===== Exercise data =====

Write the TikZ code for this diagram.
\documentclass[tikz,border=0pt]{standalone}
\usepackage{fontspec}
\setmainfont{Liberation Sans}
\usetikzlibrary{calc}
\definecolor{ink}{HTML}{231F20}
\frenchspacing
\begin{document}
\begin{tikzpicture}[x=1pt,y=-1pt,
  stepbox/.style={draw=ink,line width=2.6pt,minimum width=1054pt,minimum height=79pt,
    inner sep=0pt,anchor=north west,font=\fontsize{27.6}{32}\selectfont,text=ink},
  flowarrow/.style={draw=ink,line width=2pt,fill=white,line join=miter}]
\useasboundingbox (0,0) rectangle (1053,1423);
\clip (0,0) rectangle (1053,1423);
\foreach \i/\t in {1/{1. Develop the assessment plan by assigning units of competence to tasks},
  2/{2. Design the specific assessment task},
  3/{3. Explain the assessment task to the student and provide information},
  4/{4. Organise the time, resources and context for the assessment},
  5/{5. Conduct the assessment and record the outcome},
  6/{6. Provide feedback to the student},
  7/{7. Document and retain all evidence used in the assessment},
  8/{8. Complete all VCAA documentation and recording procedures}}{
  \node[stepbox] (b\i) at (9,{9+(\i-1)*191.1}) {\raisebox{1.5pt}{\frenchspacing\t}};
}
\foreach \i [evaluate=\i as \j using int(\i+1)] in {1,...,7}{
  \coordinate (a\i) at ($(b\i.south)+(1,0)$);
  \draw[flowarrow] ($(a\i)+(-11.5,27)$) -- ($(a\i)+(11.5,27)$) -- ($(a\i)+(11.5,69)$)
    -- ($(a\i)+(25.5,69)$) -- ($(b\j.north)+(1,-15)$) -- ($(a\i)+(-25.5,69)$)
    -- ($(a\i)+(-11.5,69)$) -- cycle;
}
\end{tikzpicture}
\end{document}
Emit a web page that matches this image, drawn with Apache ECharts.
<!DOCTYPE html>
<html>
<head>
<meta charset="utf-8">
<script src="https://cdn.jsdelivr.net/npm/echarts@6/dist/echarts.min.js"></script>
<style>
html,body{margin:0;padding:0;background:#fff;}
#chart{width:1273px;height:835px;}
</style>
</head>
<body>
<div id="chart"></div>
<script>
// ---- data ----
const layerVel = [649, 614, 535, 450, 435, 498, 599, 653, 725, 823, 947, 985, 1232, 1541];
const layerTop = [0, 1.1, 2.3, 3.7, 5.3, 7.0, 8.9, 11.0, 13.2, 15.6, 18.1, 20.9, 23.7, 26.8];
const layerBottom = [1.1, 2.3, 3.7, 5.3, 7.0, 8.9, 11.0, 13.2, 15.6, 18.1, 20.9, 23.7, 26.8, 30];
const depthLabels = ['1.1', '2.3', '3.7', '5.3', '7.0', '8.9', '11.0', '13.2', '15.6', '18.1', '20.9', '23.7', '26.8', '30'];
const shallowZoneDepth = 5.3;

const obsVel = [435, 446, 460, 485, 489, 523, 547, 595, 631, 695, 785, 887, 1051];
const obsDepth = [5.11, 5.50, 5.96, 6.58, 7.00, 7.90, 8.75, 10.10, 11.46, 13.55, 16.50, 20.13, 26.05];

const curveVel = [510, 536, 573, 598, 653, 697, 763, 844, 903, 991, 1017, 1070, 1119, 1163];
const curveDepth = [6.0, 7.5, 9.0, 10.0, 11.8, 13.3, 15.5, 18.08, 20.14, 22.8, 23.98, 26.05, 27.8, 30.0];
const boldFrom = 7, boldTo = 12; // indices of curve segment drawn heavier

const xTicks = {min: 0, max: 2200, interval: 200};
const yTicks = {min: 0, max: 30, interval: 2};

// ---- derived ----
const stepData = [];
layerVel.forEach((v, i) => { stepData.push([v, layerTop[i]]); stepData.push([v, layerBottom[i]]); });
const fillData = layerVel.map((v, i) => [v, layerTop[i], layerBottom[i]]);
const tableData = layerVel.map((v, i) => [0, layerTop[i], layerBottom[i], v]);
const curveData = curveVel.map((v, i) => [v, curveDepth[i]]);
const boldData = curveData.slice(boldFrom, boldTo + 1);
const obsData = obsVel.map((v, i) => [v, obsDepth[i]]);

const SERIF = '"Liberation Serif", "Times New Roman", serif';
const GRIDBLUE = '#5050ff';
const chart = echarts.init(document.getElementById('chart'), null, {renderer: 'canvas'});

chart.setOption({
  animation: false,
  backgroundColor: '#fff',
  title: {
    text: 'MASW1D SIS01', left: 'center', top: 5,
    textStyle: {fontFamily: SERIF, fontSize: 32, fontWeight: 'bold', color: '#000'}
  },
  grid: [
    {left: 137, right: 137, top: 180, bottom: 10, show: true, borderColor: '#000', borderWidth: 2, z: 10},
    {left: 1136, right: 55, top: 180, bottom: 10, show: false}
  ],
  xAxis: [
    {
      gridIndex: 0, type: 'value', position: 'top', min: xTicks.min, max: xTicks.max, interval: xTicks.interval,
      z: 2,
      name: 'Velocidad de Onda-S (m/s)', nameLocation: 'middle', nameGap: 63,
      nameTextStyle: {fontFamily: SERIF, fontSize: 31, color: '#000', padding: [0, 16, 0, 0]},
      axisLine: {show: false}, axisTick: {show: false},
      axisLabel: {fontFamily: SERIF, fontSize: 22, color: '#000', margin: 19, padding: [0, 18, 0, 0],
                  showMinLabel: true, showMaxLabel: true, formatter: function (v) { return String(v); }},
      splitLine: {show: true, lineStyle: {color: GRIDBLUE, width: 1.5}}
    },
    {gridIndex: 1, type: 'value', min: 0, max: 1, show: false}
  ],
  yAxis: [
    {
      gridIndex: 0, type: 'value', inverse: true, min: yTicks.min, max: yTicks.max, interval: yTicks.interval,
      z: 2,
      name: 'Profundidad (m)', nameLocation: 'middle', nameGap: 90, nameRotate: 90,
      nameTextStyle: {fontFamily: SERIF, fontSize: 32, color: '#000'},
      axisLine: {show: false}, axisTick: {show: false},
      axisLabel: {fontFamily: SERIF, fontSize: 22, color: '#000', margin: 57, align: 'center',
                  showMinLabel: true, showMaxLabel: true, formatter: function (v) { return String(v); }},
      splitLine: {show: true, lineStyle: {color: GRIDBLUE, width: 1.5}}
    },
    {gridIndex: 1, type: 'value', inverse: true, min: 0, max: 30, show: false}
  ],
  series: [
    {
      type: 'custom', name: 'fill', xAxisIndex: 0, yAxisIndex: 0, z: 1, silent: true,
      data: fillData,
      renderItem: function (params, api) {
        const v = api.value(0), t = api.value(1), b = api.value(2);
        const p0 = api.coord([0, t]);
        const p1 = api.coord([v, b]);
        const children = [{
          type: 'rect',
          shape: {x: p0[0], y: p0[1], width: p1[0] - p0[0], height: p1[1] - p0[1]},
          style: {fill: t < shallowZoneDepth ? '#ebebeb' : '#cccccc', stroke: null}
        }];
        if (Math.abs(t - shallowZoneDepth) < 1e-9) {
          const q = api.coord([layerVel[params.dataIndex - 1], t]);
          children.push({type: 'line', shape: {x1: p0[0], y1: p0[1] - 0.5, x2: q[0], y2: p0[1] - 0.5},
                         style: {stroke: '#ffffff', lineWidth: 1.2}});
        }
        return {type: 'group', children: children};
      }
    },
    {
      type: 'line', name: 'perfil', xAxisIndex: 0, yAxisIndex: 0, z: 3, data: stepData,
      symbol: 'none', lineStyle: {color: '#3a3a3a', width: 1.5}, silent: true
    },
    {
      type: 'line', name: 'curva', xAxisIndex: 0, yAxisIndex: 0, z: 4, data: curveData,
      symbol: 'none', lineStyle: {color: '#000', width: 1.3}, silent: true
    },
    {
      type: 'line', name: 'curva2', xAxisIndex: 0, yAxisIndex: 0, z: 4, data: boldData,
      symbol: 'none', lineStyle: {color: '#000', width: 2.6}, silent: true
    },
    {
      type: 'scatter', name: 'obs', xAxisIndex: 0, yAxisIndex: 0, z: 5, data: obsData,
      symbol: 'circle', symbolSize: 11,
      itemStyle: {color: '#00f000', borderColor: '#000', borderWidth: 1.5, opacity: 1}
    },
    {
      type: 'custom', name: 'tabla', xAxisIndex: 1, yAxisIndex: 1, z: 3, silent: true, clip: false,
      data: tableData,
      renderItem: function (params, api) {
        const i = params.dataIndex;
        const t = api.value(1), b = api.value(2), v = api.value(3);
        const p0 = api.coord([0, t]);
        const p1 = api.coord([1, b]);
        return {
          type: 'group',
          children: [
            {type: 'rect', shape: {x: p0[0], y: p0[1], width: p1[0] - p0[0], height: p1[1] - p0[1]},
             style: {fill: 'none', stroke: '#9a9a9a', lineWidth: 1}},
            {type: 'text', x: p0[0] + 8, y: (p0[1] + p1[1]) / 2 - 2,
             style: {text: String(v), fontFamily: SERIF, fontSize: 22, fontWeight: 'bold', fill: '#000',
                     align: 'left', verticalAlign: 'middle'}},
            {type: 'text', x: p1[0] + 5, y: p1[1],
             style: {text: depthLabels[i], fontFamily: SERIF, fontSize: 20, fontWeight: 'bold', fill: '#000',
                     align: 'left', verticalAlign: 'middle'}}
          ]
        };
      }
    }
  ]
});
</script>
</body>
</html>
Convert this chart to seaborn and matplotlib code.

=====

| Aim |
Note each line of the entries that has "drawn" in it, and copy those lines.

| Task output |
Emit a web page that matches this image, drawn with Apache ECharts.
const boldFrom = 7, boldTo = 12; // indices of curve segment drawn heavier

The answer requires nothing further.